À ces oppositions, il faut ajouter le regard du public qui n’est pas toujours bienveillant pour ceux que l’on considère parfois comme des enfants, voire des fous. L’association Duty First évoque, par la voix de son président Serge Balleux, la manière dont les gens perçoivent l’Histoire vivante : « C’est vrai qu’il y a beaucoup de personnes qui disent que nous jouons à la guerre », explique Serge Balleux d’un ton agacé. « La reconstitution, c’est d’abord un travail en amont, et surtout sur le terrain. C’est comme les peintres, il y a ceux qui tracent les lignes sur les routes et les artistes peintres. Et dans la reconstitution, des Michel-Ange, il n’y en a pas beaucoup. Quand les gens font des réflexions, ils n’ont pas tout à fait tort. Les gens en Normandie en ont marre d’entendre les klaxons ou les sirènes dans les rues, et des canettes qui traînent. Quand on fait un devoir de mémoire, on fait un devoir de respect. »

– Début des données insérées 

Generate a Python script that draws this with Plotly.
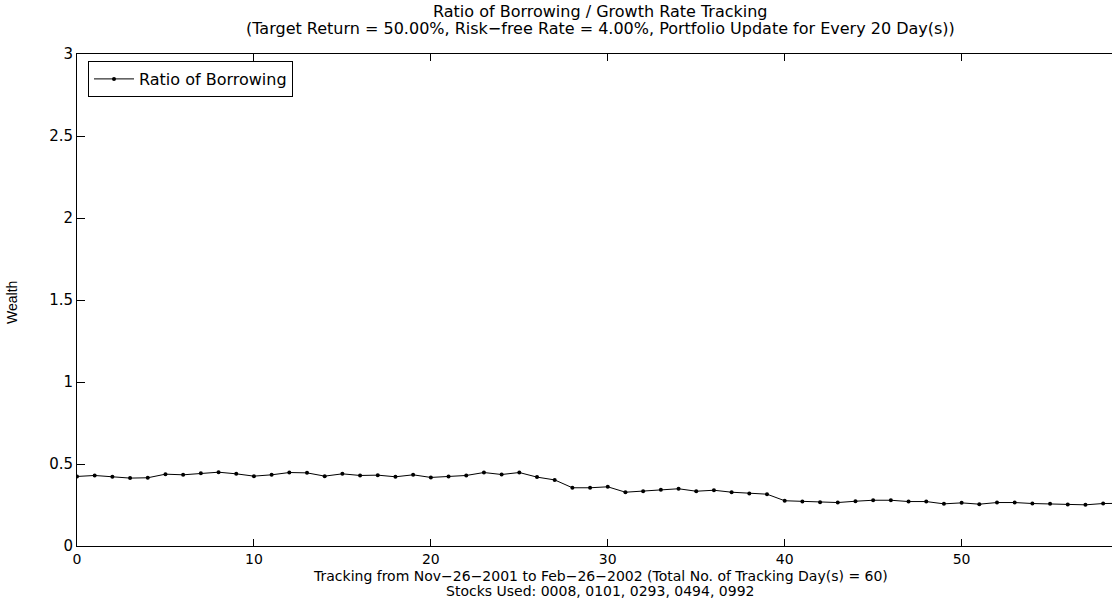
import plotly.graph_objects as go

days = list(range(0, 60))
ratio = [0.424, 0.430, 0.422, 0.414, 0.416, 0.438, 0.434, 0.444, 0.450, 0.440,
         0.426, 0.434, 0.448, 0.446, 0.426, 0.440, 0.430, 0.432, 0.422, 0.434,
         0.418, 0.424, 0.430, 0.448, 0.436, 0.448, 0.420, 0.403, 0.355, 0.355,
         0.361, 0.328, 0.334, 0.343, 0.349, 0.334, 0.340, 0.328, 0.320, 0.316,
         0.276, 0.271, 0.267, 0.265, 0.273, 0.279, 0.279, 0.271, 0.271, 0.257,
         0.263, 0.255, 0.265, 0.265, 0.259, 0.257, 0.253, 0.251, 0.259, 0.260]

x_ticks = [0, 10, 20, 30, 40, 50]
y_ticks = [0, 0.5, 1, 1.5, 2, 2.5, 3]
y_tick_labels = ["0", "0.5", "1", "1.5", "2", "2.5", "3"]

title_line1 = "Ratio of Borrowing / Growth Rate Tracking"
title_line2 = "(Target Return = 50.00%, Risk\u2212free Rate = 4.00%, Portfolio Update for Every 20 Day(s))"
xlabel_line1 = "Tracking from Nov\u221226\u22122001 to Feb\u221226\u22122002 (Total No. of Tracking Day(s) = 60)"
xlabel_line2 = "Stocks Used: 0008, 0101, 0293, 0494, 0992"
ylabel = "Wealth"

FONT = "DejaVu Sans, Liberation Sans, Arial, sans-serif"
W, H = 1112, 601
ML, MR, MT, MB = 77, 0, 54, 55
plot_w = W - ML - MR
plot_h = H - MT - MB


def px_to_paper_x(px):
    return (px - ML) / plot_w


def py_to_paper_y(py):
    return (H - MB - py) / plot_h


fig = go.Figure()
fig.add_trace(go.Scatter(
    x=days, y=ratio, mode="lines+markers", name="Ratio of Borrowing",
    line=dict(color="black", width=1),
    marker=dict(color="black", size=4, symbol="circle"),
))

fig.update_layout(
    width=W, height=H,
    margin=dict(l=ML, r=MR, t=MT, b=MB, pad=0),
    paper_bgcolor="white", plot_bgcolor="white",
    font=dict(family=FONT, size=15, color="black"),
    showlegend=True,
    legend=dict(
        x=px_to_paper_x(88), y=py_to_paper_y(61), xanchor="left", yanchor="top",
        bordercolor="black", borderwidth=1, bgcolor="white",
        font=dict(family=FONT, size=16, color="black"),
        itemwidth=40, tracegroupgap=0,
    ),
    xaxis=dict(
        range=[0, 58.5], tickmode="array", tickvals=x_ticks,
        ticktext=[str(v) for v in x_ticks],
        showgrid=False, zeroline=False, automargin=False,
        showline=True, linecolor="black", linewidth=1, mirror="ticks",
        ticks="inside", ticklen=7, tickcolor="black", tickwidth=1,
        tickfont=dict(family=FONT, size=14),
    ),
    yaxis=dict(
        range=[0, 3], tickmode="array", tickvals=y_ticks, ticktext=y_tick_labels,
        showgrid=False, zeroline=False, automargin=False,
        showline=True, linecolor="black", linewidth=1, mirror=False,
        ticks="inside", ticklen=8, tickcolor="black", tickwidth=1,
        tickfont=dict(family=FONT, size=15),
    ),
)

fig.add_annotation(text=title_line1, x=px_to_paper_x(600), y=py_to_paper_y(12),
                   xref="paper", yref="paper", showarrow=False,
                   font=dict(family=FONT, size=16), xanchor="center", yanchor="middle")
fig.add_annotation(text=title_line2, x=px_to_paper_x(600), y=py_to_paper_y(28),
                   xref="paper", yref="paper", showarrow=False,
                   font=dict(family=FONT, size=16), xanchor="center", yanchor="middle")
fig.add_annotation(text=xlabel_line1, x=px_to_paper_x(600), y=py_to_paper_y(576),
                   xref="paper", yref="paper", showarrow=False,
                   font=dict(family=FONT, size=14), xanchor="center", yanchor="middle")
fig.add_annotation(text=xlabel_line2, x=px_to_paper_x(600), y=py_to_paper_y(591),
                   xref="paper", yref="paper", showarrow=False,
                   font=dict(family=FONT, size=14), xanchor="center", yanchor="middle")
fig.add_annotation(text=ylabel, x=px_to_paper_x(12), y=py_to_paper_y(303),
                   xref="paper", yref="paper", showarrow=False, textangle=-90,
                   font=dict(family="Liberation Sans, Arial, sans-serif", size=14),
                   xanchor="center", yanchor="middle")

fig.write_html("out.html",
               config={"displayModeBar": False},
               post_script="document.body.style.margin='0';document.body.style.overflow='hidden';")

Quoi qu’il en soit,on peut dire que l’Histoire vivante a de beaux jours devant elle. Il lui reste néanmoins à obtenir la reconnaissance qu’elle mérite auprès du ministère de la Culture et du ministère de l’Éducation nationale. La disparition des derniers témoins de la Seconde Guerre mondiale va-t-elle entraîner une systématisation de la présence des pratiquants des deux guerres mondiales dans les établissements scolaires ? La naissance d’un partenariat entre l’Histoire vivante et l’Éducation nationale permettrait aux enseignants de s’appuyer sur un nouveau support pour enseigner l’Histoire. La naissance d’une fédération permettrait de rassembler tous les pratiquants de toutes les époques, évocateurs et reconstituteurs, et d’imposer une charte respectée par tous. Cette fédération donnerait plus de poids et de reconnaissance à cette pratique de l’histoire qui est désormais bien installée en France. Elle permettrait de faire revivre l’histoire du quotidien, des civils et des militaires. Quant aux pratiquants eux-mêmes, ils aiment à répéter « qu’ils sont sérieux dans leur pratique, sans se prendre au sérieux ».